Identify the lines that include the word "React", then copy all of them.

GIVEN MATERIAL:
(begin)

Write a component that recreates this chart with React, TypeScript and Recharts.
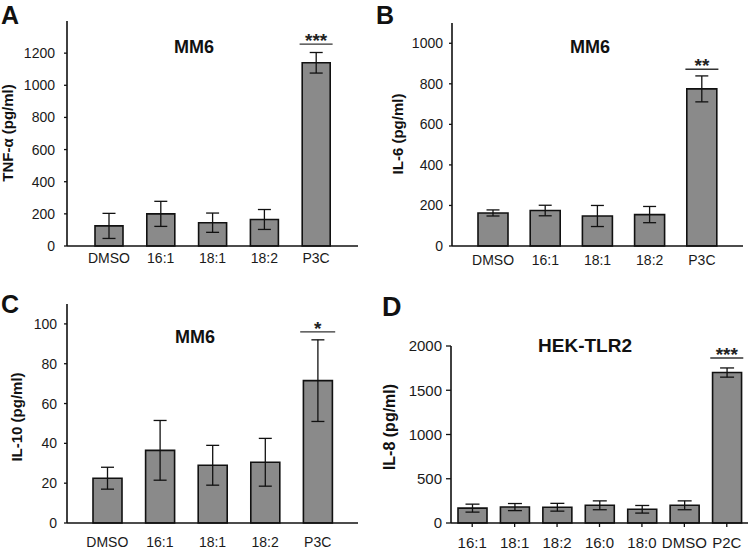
import React from 'react';
import { BarChart, Bar, XAxis, YAxis, ErrorBar, ReferenceDot } from 'recharts';

const FONT = '"Liberation Sans", Arial, Helvetica, sans-serif';

// MM6 cells (panels A-C)
const mm6Groups = ['DMSO', '16:1', '18:1', '18:2', 'P3C'];
const tnfMean = [125, 200, 145, 165, 1140];
const tnfErr = [78, 78, 60, 62, 64];
const tnfTicks = [0, 200, 400, 600, 800, 1000, 1200];

const il6Mean = [163, 175, 148, 155, 775];
const il6Err = [15, 26, 52, 40, 64];
const il6Ticks = [0, 200, 400, 600, 800, 1000];

const il10Mean = [22.5, 36.5, 29, 30.5, 71.5];
const il10Err = [5.5, 15, 10, 12, 20.5];
const il10Ticks = [0, 20, 40, 60, 80, 100];

// HEK-TLR2 cells (panel D)
const hekGroups = ['16:1', '18:1', '18:2', '16:0', '18:0', 'DMSO', 'P2C'];
const il8Mean = [168, 180, 178, 200, 155, 200, 1700];
const il8Err = [45, 40, 44, 50, 43, 50, 52];
const il8Ticks = [0, 500, 1000, 1500, 2000];

const toRows = (groups: string[], mean: number[], err: number[]) =>
  groups.map((name, i) => ({ name, value: mean[i], err: err[i] }));

const sigShape = (stars: string, half: number) => (props: any) => {
  const { cx, cy } = props;
  return (
    <g>
      <line x1={cx - half} x2={cx + half} y1={cy} y2={cy} stroke="#333" strokeWidth={1.4} />
      <text x={cx} y={cy + 3} textAnchor="middle" fontSize={19} fontWeight="bold" fontFamily={FONT} fill="#222">
        {stars}
      </text>
    </g>
  );
};

type PanelProps = {
  left: number;
  top: number;
  letter: string;
  letterX: number;
  letterY: number;
  letterSize: number;
  title: string;
  titleX: number;
  titleY: number;
  titleSize: number;
  yLabel: string;
  yLabelX: number;
  yLabelY: number;
  yLabelSize: number;
  rows: { name: string; value: number; err: number }[];
  ticks: number[];
  yMax: number;
  sigAt: string;
  sigY: number;
  stars: string;
  sigHalf: number;
  marginTop: number;
  marginRight: number;
  yWidth: number;
  xHeight: number;
  yTickSize: number;
  yTickMargin: number;
  xTickSize: number;
  xTickMargin: number;
  padLeft: number;
  padRight: number;
  barSize: number;
  capHalf: number;
  tickFont: number;
};

const Panel = (p: PanelProps) => (
  <div style={{ position: 'absolute', left: p.left, top: p.top, width: 375, height: 275 }}>
    <BarChart
      width={375}
      height={275}
      data={p.rows}
      margin={{ top: p.marginTop, right: p.marginRight, bottom: 0, left: 0 }}
    >
      <XAxis
        dataKey="name"
        interval={0}
        height={p.xHeight}
        padding={{ left: p.padLeft, right: p.padRight }}
        axisLine={{ stroke: '#111', strokeWidth: 1.6 }}
        tickLine={p.xTickSize > 0 ? { stroke: '#111', strokeWidth: 1.3 } : false}
        tickSize={p.xTickSize}
        tickMargin={p.xTickMargin}
        tick={{ fontSize: p.tickFont, fill: '#1a1a1a', fontFamily: FONT }}
      />
      <YAxis
        width={p.yWidth}
        domain={[0, p.yMax]}
        ticks={p.ticks}
        interval={0}
        axisLine={{ stroke: '#111', strokeWidth: 1.6 }}
        tickLine={{ stroke: '#111', strokeWidth: 1.3 }}
        tickSize={p.yTickSize}
        tickMargin={p.yTickMargin}
        tick={{ fontSize: p.tickFont, fill: '#1a1a1a', fontFamily: FONT }}
      />
      <Bar
        dataKey="value"
        barSize={p.barSize}
        fill="#8a8a8a"
        stroke="#111"
        strokeWidth={1.6}
        isAnimationActive={false}
      >
        <ErrorBar dataKey="err" width={p.capHalf} stroke="#111" strokeWidth={1.3} isAnimationActive={false} />
      </Bar>
      <ReferenceDot x={p.sigAt} y={p.sigY} r={1} shape={sigShape(p.stars, p.sigHalf)} />
    </BarChart>
    <svg
      width={375}
      height={275}
      style={{ position: 'absolute', left: 0, top: 0, pointerEvents: 'none' }}
      fontFamily={FONT}
    >
      <text x={p.letterX} y={p.letterY} fontSize={p.letterSize} fontWeight="bold" fill="#111">
        {p.letter}
      </text>
      <text x={p.titleX} y={p.titleY} textAnchor="middle" fontSize={p.titleSize} fontWeight="bold" fill="#111">
        {p.title}
      </text>
      <text
        x={p.yLabelX}
        y={p.yLabelY}
        transform={`rotate(-90 ${p.yLabelX} ${p.yLabelY})`}
        textAnchor="middle"
        fontSize={p.yLabelSize}
        fontWeight="bold"
        fill="#111"
      >
        {p.yLabel}
      </text>
    </svg>
  </div>
);

export default function App() {
  return (
    <div style={{ position: 'absolute', left: 0, top: 0, width: 750, height: 550, background: '#fff', overflow: 'hidden' }}>
      <Panel
        left={0}
        top={0}
        letter="A"
        letterX={1}
        letterY={24}
        letterSize={25}
        title="MM6"
        titleX={194}
        titleY={53}
        titleSize={18}
        yLabel="TNF-α (pg/ml)"
        yLabelX={13}
        yLabelY={133}
        yLabelSize={15}
        rows={toRows(mm6Groups, tnfMean, tnfErr)}
        ticks={tnfTicks}
        yMax={1400}
        sigAt="P3C"
        sigY={1256}
        stars="***"
        sigHalf={16.5}
        marginTop={21}
        marginRight={17}
        yWidth={67}
        xHeight={29}
        yTickSize={3}
        yTickMargin={9}
        xTickSize={0}
        xTickMargin={7}
        padLeft={16}
        padRight={16}
        barSize={28}
        capHalf={6.5}
        tickFont={14}
      />
      <Panel
        left={375}
        top={0}
        letter="B"
        letterX={1}
        letterY={24}
        letterSize={25}
        title="MM6"
        titleX={215}
        titleY={53}
        titleSize={18}
        yLabel="IL-6 (pg/ml)"
        yLabelX={28}
        yLabelY={134}
        yLabelSize={15}
        rows={toRows(mm6Groups, il6Mean, il6Err)}
        ticks={il6Ticks}
        yMax={1100}
        sigAt="P3C"
        sigY={872}
        stars="**"
        sigHalf={16.5}
        marginTop={23}
        marginRight={7}
        yWidth={77}
        xHeight={29}
        yTickSize={3}
        yTickMargin={6}
        xTickSize={0}
        xTickMargin={9}
        padLeft={15}
        padRight={15}
        barSize={30}
        capHalf={6.5}
        tickFont={14}
      />
      <Panel
        left={0}
        top={275}
        letter="C"
        letterX={1}
        letterY={38}
        letterSize={25}
        title="MM6"
        titleX={195}
        titleY={68}
        titleSize={18}
        yLabel="IL-10 (pg/ml)"
        yLabelX={22}
        yLabelY={142}
        yLabelSize={15}
        rows={toRows(mm6Groups, il10Mean, il10Err)}
        ticks={il10Ticks}
        yMax={110}
        sigAt="P3C"
        sigY={96}
        stars="*"
        sigHalf={17.5}
        marginTop={29}
        marginRight={17}
        yWidth={67}
        xHeight={27}
        yTickSize={3}
        yTickMargin={7}
        xTickSize={0}
        xTickMargin={14}
        padLeft={14}
        padRight={14}
        barSize={29}
        capHalf={6.5}
        tickFont={14}
      />
      <Panel
        left={375}
        top={275}
        letter="D"
        letterX={7}
        letterY={41}
        letterSize={27}
        title="HEK-TLR2"
        titleX={210}
        titleY={77}
        titleSize={19}
        yLabel="IL-8 (pg/ml)"
        yLabelX={20}
        yLabelY={152}
        yLabelSize={16}
        rows={toRows(hekGroups, il8Mean, il8Err)}
        ticks={il8Ticks}
        yMax={2000}
        sigAt="P2C"
        sigY={1864}
        stars="***"
        sigHalf={16.5}
        marginTop={71}
        marginRight={2}
        yWidth={76}
        xHeight={27}
        yTickSize={5}
        yTickMargin={4}
        xTickSize={4}
        xTickMargin={10}
        padLeft={0}
        padRight={0}
        barSize={29}
        capHalf={7}
        tickFont={15}
      />
    </div>
  );
}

(end)

FINAL RESULT:
Write a component that recreates this chart with React, TypeScript and Recharts.
import React from 'react';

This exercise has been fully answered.